— Required task —
Data follows below. Repeat exactly the lines between the line holding "Recreate this image" and the line holding "const tStart = 0.05, tEnd = 2.066;", inclusive, and nothing more; drop pictures.

# start of Exercise inputs

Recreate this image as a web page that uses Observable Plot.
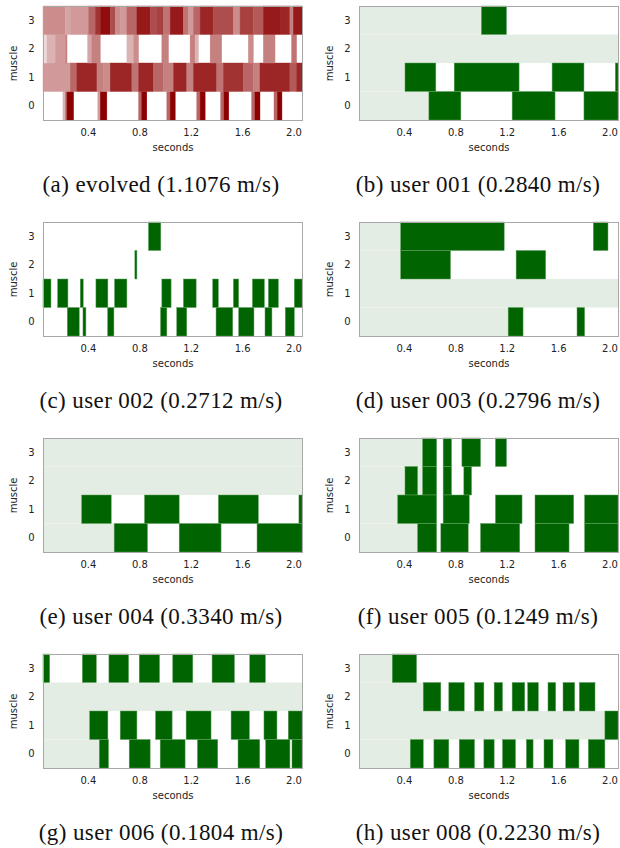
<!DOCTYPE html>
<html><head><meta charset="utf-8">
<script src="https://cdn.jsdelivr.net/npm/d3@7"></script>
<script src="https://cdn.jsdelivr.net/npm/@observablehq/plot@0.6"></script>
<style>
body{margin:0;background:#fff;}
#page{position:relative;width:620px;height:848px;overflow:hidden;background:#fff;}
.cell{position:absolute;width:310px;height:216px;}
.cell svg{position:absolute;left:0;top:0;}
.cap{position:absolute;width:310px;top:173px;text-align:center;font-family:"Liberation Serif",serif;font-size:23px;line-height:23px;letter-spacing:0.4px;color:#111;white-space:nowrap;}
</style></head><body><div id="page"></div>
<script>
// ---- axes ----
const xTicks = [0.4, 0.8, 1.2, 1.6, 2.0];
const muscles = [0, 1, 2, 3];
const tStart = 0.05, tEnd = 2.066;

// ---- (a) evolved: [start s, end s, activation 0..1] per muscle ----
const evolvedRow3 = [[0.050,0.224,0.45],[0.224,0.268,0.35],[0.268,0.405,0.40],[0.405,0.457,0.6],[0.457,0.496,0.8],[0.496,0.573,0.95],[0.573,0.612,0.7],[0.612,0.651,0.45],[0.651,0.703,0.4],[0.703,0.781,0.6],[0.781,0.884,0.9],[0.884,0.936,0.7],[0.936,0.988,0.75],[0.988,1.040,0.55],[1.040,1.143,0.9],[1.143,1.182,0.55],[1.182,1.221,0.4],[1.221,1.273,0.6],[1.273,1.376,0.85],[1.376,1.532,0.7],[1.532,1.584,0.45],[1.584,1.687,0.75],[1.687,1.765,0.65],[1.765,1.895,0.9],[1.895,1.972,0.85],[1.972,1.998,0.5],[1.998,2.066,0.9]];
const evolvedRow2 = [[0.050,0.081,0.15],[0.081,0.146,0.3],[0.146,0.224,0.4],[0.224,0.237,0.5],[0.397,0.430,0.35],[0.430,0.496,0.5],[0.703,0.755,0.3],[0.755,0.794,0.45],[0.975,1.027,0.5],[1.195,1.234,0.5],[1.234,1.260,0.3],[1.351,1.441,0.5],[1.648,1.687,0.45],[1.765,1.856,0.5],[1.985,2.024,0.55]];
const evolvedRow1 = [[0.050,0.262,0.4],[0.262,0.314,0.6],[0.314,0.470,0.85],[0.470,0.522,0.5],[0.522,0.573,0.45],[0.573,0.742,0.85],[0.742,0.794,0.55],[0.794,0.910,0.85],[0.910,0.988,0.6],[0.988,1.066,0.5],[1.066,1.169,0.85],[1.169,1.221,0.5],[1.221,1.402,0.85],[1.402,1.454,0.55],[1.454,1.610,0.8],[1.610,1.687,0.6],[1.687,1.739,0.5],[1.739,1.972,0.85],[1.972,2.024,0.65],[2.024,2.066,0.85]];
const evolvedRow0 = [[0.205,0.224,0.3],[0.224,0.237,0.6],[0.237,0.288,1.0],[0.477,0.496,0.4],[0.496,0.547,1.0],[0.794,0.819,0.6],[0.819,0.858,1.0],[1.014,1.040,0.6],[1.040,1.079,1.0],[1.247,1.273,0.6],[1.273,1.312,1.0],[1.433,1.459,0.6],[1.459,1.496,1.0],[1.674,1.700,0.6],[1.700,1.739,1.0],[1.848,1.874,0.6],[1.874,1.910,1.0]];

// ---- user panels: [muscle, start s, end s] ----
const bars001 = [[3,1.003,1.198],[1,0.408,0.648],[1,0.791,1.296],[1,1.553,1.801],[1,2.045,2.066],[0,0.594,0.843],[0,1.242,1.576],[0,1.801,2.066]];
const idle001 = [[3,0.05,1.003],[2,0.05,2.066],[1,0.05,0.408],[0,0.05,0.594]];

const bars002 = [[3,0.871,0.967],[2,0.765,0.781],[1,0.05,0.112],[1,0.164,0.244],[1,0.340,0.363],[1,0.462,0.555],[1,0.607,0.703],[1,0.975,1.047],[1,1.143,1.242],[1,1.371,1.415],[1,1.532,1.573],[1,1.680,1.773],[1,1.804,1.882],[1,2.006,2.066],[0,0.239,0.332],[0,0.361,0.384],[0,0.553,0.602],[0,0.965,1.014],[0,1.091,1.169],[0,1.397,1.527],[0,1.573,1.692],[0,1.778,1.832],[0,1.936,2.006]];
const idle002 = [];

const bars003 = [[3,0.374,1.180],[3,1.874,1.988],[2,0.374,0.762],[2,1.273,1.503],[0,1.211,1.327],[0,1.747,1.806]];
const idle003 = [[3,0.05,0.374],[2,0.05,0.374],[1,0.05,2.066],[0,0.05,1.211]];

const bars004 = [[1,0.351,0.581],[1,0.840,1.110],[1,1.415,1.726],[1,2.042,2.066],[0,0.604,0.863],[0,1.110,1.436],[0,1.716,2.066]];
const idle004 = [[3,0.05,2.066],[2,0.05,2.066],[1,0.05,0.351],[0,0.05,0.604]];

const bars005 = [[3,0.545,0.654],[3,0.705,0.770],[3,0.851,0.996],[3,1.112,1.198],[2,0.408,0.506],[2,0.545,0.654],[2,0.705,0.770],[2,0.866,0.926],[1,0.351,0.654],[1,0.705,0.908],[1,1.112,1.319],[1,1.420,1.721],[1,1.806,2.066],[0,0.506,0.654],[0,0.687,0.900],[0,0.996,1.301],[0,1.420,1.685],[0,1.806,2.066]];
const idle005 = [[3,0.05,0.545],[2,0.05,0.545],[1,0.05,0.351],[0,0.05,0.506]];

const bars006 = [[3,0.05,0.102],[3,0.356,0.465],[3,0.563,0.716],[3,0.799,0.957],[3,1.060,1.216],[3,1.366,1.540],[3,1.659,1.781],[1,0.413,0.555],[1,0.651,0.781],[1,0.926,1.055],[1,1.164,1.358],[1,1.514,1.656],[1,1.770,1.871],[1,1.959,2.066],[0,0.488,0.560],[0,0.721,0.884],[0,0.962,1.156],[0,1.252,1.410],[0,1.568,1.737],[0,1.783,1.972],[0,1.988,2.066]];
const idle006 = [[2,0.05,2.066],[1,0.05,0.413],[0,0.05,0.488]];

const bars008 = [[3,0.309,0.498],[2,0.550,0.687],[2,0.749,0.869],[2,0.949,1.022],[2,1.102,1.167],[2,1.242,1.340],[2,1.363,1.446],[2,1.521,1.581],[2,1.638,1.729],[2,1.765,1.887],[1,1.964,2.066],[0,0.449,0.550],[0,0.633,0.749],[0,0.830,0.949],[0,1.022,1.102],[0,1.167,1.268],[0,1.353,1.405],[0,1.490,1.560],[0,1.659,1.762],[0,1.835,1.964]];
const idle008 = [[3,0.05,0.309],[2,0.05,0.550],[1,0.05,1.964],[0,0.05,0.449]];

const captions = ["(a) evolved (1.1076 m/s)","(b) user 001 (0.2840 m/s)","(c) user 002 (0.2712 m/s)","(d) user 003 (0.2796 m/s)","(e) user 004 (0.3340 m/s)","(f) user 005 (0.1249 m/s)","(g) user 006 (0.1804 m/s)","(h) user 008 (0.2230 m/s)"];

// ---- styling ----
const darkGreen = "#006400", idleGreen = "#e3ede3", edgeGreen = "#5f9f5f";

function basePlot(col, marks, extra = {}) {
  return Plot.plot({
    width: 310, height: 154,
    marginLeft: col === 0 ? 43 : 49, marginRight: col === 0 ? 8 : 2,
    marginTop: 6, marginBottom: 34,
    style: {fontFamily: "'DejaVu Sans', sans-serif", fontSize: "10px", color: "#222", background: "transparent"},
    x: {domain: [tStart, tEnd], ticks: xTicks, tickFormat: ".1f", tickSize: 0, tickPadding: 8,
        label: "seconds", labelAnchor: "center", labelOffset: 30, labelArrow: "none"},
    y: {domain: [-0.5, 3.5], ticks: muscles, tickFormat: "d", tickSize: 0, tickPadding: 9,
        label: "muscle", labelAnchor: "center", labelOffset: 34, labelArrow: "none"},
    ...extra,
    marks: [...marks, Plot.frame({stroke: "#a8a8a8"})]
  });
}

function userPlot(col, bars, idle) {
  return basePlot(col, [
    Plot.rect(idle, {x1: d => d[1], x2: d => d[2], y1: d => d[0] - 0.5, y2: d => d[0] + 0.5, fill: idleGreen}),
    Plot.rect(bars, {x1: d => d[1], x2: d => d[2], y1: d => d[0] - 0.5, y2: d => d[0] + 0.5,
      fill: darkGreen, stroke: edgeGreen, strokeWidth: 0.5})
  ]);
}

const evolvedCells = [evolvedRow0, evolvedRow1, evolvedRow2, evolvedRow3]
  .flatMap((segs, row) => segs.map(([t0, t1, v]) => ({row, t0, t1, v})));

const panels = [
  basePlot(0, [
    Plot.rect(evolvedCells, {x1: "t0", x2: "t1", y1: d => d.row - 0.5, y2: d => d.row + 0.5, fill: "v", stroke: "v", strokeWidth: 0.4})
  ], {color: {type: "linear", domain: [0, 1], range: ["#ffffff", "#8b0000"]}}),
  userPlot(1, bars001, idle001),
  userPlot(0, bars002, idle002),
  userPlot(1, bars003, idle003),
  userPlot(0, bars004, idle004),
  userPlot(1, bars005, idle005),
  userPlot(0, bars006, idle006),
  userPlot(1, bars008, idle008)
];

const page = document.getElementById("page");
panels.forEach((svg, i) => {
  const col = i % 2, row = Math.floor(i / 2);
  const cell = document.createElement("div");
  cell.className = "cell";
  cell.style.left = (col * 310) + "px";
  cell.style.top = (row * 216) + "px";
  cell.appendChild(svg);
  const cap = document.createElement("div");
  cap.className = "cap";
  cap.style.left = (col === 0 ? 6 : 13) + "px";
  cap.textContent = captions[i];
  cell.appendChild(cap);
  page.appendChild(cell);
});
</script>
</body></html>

# end of Exercise inputs
# start of Exercise inputs

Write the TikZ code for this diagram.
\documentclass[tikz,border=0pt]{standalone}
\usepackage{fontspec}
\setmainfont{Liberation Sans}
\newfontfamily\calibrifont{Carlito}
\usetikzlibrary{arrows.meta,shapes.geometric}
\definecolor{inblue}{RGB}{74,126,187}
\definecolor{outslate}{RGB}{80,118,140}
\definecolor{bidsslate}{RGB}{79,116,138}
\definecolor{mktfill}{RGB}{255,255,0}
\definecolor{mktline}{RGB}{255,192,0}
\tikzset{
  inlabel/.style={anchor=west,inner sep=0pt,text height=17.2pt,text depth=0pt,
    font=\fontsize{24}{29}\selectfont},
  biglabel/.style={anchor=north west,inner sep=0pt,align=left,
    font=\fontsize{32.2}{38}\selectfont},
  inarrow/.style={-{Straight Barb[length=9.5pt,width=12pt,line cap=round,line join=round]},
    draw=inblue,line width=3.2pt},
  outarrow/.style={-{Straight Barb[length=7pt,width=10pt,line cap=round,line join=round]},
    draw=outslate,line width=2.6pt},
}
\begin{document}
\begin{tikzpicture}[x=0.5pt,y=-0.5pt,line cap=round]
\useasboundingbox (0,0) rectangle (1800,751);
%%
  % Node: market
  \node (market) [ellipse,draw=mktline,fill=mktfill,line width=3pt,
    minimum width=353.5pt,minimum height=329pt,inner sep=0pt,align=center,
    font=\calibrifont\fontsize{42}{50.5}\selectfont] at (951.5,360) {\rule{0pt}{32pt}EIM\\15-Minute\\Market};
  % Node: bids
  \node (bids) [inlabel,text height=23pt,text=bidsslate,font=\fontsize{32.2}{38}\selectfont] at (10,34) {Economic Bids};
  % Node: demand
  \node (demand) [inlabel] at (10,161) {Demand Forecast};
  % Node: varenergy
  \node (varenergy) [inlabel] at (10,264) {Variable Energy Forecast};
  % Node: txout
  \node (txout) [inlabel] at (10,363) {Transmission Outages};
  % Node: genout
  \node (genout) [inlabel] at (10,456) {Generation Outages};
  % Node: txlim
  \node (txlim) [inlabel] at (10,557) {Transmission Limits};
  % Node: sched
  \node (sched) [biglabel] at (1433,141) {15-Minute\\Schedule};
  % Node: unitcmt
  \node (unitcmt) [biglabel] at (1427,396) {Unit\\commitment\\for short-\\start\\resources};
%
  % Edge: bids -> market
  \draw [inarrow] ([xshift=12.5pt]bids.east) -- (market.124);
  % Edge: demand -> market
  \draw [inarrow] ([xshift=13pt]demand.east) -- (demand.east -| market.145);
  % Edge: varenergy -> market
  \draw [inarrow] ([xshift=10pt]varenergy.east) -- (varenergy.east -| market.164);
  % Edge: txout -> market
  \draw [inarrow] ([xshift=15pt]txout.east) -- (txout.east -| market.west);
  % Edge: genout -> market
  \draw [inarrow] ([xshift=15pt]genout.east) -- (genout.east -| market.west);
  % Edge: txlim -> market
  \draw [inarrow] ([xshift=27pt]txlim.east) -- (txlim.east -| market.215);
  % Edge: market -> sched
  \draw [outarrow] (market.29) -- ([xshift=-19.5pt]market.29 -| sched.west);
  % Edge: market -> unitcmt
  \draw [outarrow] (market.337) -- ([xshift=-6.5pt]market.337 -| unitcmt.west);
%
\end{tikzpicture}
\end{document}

# end of Exercise inputs
# start of Exercise inputs

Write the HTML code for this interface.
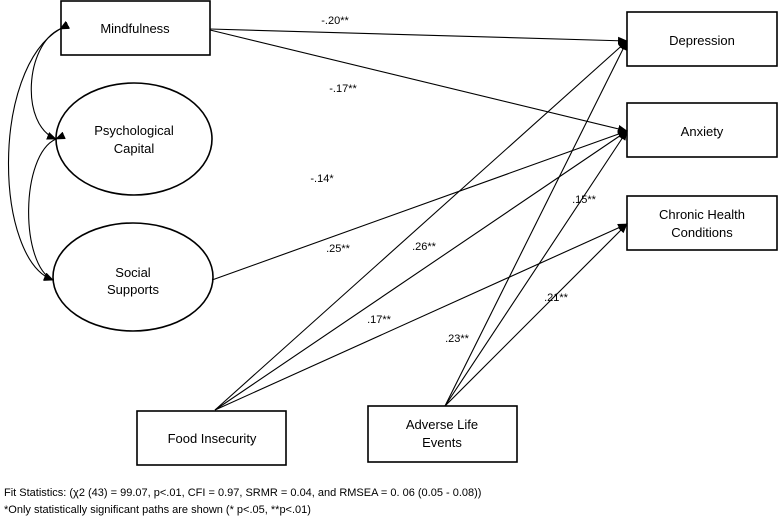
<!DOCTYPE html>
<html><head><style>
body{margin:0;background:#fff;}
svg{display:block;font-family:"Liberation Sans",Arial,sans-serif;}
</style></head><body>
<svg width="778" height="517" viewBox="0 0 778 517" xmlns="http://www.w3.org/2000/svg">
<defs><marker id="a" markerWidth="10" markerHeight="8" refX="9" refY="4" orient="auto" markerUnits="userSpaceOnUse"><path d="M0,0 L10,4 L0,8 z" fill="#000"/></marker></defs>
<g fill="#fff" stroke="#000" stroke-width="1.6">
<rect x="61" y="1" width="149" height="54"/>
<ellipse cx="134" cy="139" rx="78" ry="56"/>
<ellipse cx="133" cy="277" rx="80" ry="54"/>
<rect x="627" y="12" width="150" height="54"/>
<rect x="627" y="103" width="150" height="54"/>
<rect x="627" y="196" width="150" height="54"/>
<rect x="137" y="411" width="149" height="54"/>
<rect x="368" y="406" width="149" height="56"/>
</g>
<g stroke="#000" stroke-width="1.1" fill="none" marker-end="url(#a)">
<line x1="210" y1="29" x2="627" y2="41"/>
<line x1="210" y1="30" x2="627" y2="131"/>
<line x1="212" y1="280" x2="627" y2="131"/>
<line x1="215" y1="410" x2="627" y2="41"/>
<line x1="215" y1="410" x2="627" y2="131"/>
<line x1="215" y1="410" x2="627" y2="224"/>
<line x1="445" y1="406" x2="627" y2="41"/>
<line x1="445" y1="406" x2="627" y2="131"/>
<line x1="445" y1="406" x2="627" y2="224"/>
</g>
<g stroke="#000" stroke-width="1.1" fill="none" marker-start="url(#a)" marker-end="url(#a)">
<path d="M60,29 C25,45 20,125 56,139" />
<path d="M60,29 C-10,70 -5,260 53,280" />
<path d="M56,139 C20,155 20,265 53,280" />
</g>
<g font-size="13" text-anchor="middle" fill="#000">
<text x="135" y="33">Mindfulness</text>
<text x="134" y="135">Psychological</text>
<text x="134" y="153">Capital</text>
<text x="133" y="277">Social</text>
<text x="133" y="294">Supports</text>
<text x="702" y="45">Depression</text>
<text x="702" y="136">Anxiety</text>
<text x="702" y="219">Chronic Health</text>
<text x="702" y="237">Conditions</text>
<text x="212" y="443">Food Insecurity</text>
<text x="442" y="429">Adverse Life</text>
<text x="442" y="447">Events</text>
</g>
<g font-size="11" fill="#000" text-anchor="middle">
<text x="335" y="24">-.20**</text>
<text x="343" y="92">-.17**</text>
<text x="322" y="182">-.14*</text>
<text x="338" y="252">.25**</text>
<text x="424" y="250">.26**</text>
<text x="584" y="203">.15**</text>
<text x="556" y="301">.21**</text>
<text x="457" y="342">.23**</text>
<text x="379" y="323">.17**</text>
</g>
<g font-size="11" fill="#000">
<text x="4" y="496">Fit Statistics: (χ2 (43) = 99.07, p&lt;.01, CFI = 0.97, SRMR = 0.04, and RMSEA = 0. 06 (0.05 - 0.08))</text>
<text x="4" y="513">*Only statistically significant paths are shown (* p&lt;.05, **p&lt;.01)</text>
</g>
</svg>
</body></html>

# end of Exercise inputs

— Output of the task —
Recreate this image as a web page that uses Observable Plot.
<!DOCTYPE html>
<html><head><meta charset="utf-8">
<script src="https://cdn.jsdelivr.net/npm/d3@7"></script>
<script src="https://cdn.jsdelivr.net/npm/@observablehq/plot@0.6"></script>
<style>
body{margin:0;background:#fff;}
#page{position:relative;width:620px;height:848px;overflow:hidden;background:#fff;}
.cell{position:absolute;width:310px;height:216px;}
.cell svg{position:absolute;left:0;top:0;}
.cap{position:absolute;width:310px;top:173px;text-align:center;font-family:"Liberation Serif",serif;font-size:23px;line-height:23px;letter-spacing:0.4px;color:#111;white-space:nowrap;}
</style></head><body><div id="page"></div>
<script>
// ---- axes ----
const xTicks = [0.4, 0.8, 1.2, 1.6, 2.0];
const muscles = [0, 1, 2, 3];
const tStart = 0.05, tEnd = 2.066;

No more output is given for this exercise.